Biden’s election elicited great expectations from the arms control and disarmament community. There was speculation that the president might make significant reductions in the US nuclear arsenal, perhaps even slash the nation’s intercontinental ballistic missile force. The administration considered, and has not publicly ruled out, a “no-first-use” or “sole-purpose” policy — essentially, a pledge that America would not initiate the use of nuclear weapons in a conventional conflict.

Yet these ideas hit resistance from American defense planners and US allies, and it is hard to see them surviving the current war.

The conflict in Ukraine serves as a case study in how US rivals plan to employ nuclear coercion in the service of revisionist objectives. Step 1: Use conventional forces to invade a vulnerable, overmatched neighbor. Step 2: Use the threat of nuclear escalation to prevent the US and its allies from getting in the way.

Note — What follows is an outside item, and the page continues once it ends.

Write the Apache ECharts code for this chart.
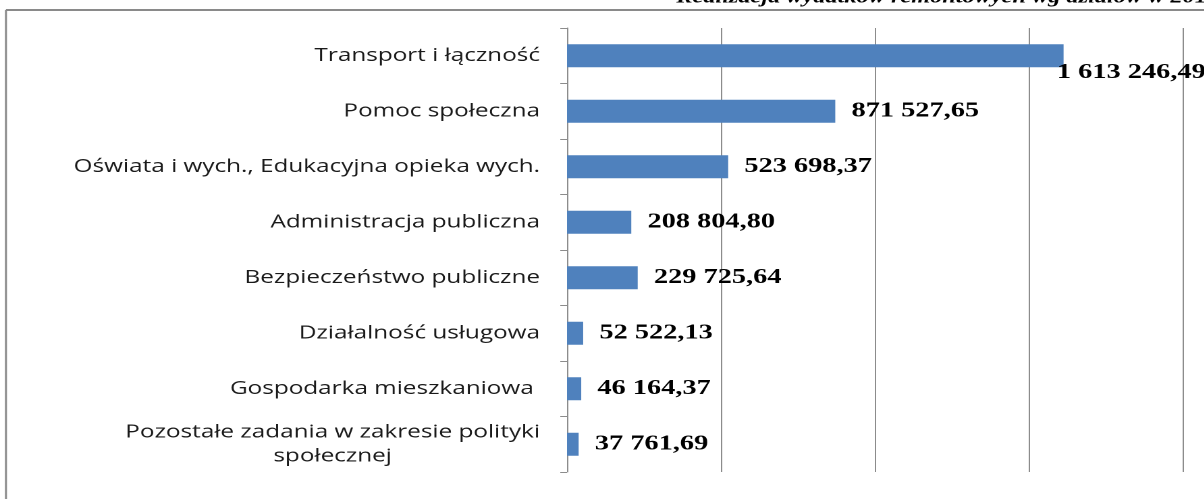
<!DOCTYPE html>
<html lang="pl">
<head>
    <meta charset="UTF-8">
    <title>Realizacja wydatków remontowych</title>
    <style>
        html,body{
            margin: 0;
            height: 100%;
            overflow: hidden;
            background: #fff;
        }
        /* oryginał jest rozciągnięty w poziomie, więc rysujemy węższy wykres i skalujemy */
        #chart{
            width: 892px;
            height: 499px;
            transform: scaleX(1.35);
            transform-origin: 0 0;
        }
    </style>
    <script src="https://cdn.jsdelivr.net/npm/echarts@6/dist/echarts.min.js"></script>
</head>
<body>
<div id="chart"></div>
<script>
    var categories = [
        'Transport i łączność',
        'Pomoc społeczna',
        'Oświata i wych., Edukacyjna opieka wych.',
        'Administracja publiczna',
        'Bezpieczeństwo publiczne',
        'Działalność usługowa',
        'Gospodarka mieszkaniowa ',
        'Pozostałe zadania w zakresie polityki\nspołecznej'
    ];
    var values = [1613246.49, 871527.65, 523698.37, 208804.80, 229725.64, 52522.13, 46164.37, 37761.69];
    var title = 'Realizacja wydatków remontowych wg działów w 2015 r.';

    // liczby w stylu polskim: 1 613 246,49
    function fmt(v) {
        var parts = v.toFixed(2).split('.');
        var intPart = parts[0].replace(/\B(?=(\d{3})+(?!\d))/g, ' ');
        return intPart + ',' + parts[1];
    }

    var data = values.map(function (v, i) {
        var item = {value: v};
        if (i === 0) {
            // etykieta pierwszego słupka zsunięta w dół
            item.label = {offset: [-17, 17]};
        }
        return item;
    });

    var chart = echarts.init(document.getElementById('chart'), null, {devicePixelRatio: 2});
    var option = {
        animation: false,
        graphic: [
            {
                type: 'line',
                shape: {x1: 4.4, y1: 10, x2: 900, y2: 10},
                style: {stroke: '#8a8a8a', lineWidth: 2},
                silent: true
            },
            {
                type: 'line',
                shape: {x1: 4.4, y1: 10, x2: 4.4, y2: 520},
                style: {stroke: '#8a8a8a', lineWidth: 1.5},
                silent: true
            },
            {
                type: 'text',
                x: 501,
                y: -2,
                style: {
                    text: title,
                    font: 'italic bold 18px "Liberation Serif"',
                    fill: '#000',
                    verticalAlign: 'middle'
                },
                silent: true
            }
        ],
        grid: {
            left: 420,
            top: 28,
            width: 456,
            height: 444
        },
        xAxis: {
            type: 'value',
            min: 0,
            max: 2000000,
            interval: 500000,
            axisLabel: {show: false},
            axisLine: {show: false},
            axisTick: {show: false},
            splitLine: {lineStyle: {color: '#8c8c8c', width: 1}}
        },
        yAxis: {
            type: 'category',
            inverse: true,
            data: categories,
            axisLine: {lineStyle: {color: '#8c8c8c', width: 1}},
            axisTick: {show: true, length: 5, lineStyle: {color: '#8c8c8c'}},
            axisLabel: {
                margin: 20,
                color: '#1a1a1a',
                fontFamily: 'Open Sans',
                fontSize: 18,
                lineHeight: 24,
                align: 'right',
                formatter: function (v) {
                    if (v.indexOf('\n') < 0) {
                        return v;
                    }
                    return v.split('\n').map(function (s) {
                        return '{c|' + s + '}';
                    }).join('\n');
                },
                rich: {
                    c: {
                        align: 'center',
                        fontFamily: 'Open Sans',
                        fontSize: 18,
                        lineHeight: 24,
                        color: '#1a1a1a'
                    }
                }
            }
        },
        series: [
            {
                type: 'bar',
                data: data,
                barWidth: 23,
                itemStyle: {color: '#4f81bd'},
                label: {
                    show: true,
                    position: 'right',
                    distance: 12,
                    color: '#000',
                    fontFamily: 'Liberation Serif',
                    fontWeight: 'bold',
                    fontSize: 21,
                    formatter: function (p) {
                        return fmt(p.value);
                    }
                }
            }
        ]
    };
    chart.setOption(option);
</script>
</body>
</html>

Putin has run this play more than once. He put his nuclear forces on alert when Russia seized Crimea in 2014, as part of an effort (almost certainly unnecessary) to deter Western military intervention. Now he has done the same thing, publicly reminding the world about Russia’s sophisticated nuclear capabilities and warning that Western interference in Ukraine would lead to “dire consequences.”

China appears to see similar utility in its growing nuclear arsenal. A possible assault on Taiwan might be followed by a nuclear alert meant to deter Washington and other powers from intervening — and, if that failed, by selective nuclear strikes or “demonstration shots” meant to coerce the US into backing down.

Chinese state media have been unambiguous on this point, declaring that, if Japan intervenes in a Taiwan conflict, “We will use nuclear bombs continuously. We will do this until Japan declares unconditional surrender for the second time.”

Regional crises could become competitions in nuclear risk-taking, which is why schemes to reduce the role of nuclear weapons in US policy are so problematic.

Extended nuclear deterrence — the threat that the US might use nuclear weapons rather than see its allies defeated in conventional wars — has long underpinned America’s alliance network. Shifting to a no-first-use or sole-purpose doctrine might have been feasible a generation ago, when Russia’s military was pathetic, and it was commonly joked that the Chinese army would need a “million-man swim” to reach Taiwan.

It is far riskier at a time when the US is struggling to shore up the military balance in Eastern Europe and the Western Pacific, and when conflict in one of those theaters would make it nearly impossible for Washington to defend, with conventional forces, its allies in the other.

If anything, the Pentagon will need more rather than fewer nuclear options. For example, it will probably require an expanded suite of “limited” nuclear options — with the ability to use small numbers of low-yield nuclear warheads against battlefield targets.

These capabilities are critical to sustaining extended deterrence by allowing Washington to threaten (even implicitly) that it might respond to regional aggression with something greater than conventional forces but less than the full weight of its strategic nuclear arsenal. More important, they will permit the US to better deter adversaries from pursuing limited nuclear escalation, by giving Washington the ability to threaten a relatively proportionate — and relatively believable — response. After all, a nuclear deterrent won’t work if your enemy is convinced you would never use it.

The Ukraine invasion should also push Washington toward a larger intellectual reckoning with the essential role that nuclear weapons play in preserving a tolerable world order.

Nuclear weapons are, in some ways, the ultimate evil — arms so powerful that their use could endanger humanity. Yet nuclear deterrence, macabre and morally absurd as it often seemed, provided the military shield behind which the free world developed during the Cold War. It thus helped create an international order that has arguably been more peaceful, prosperous and beneficial to human freedom than anything that had come before.

The central paradox of the nuclear era is that tools of unimaginable destruction contributed to an age of unprecedented human flourishing and creation. Nuclear weapons will be no less central to the struggle over world order that is unfolding today.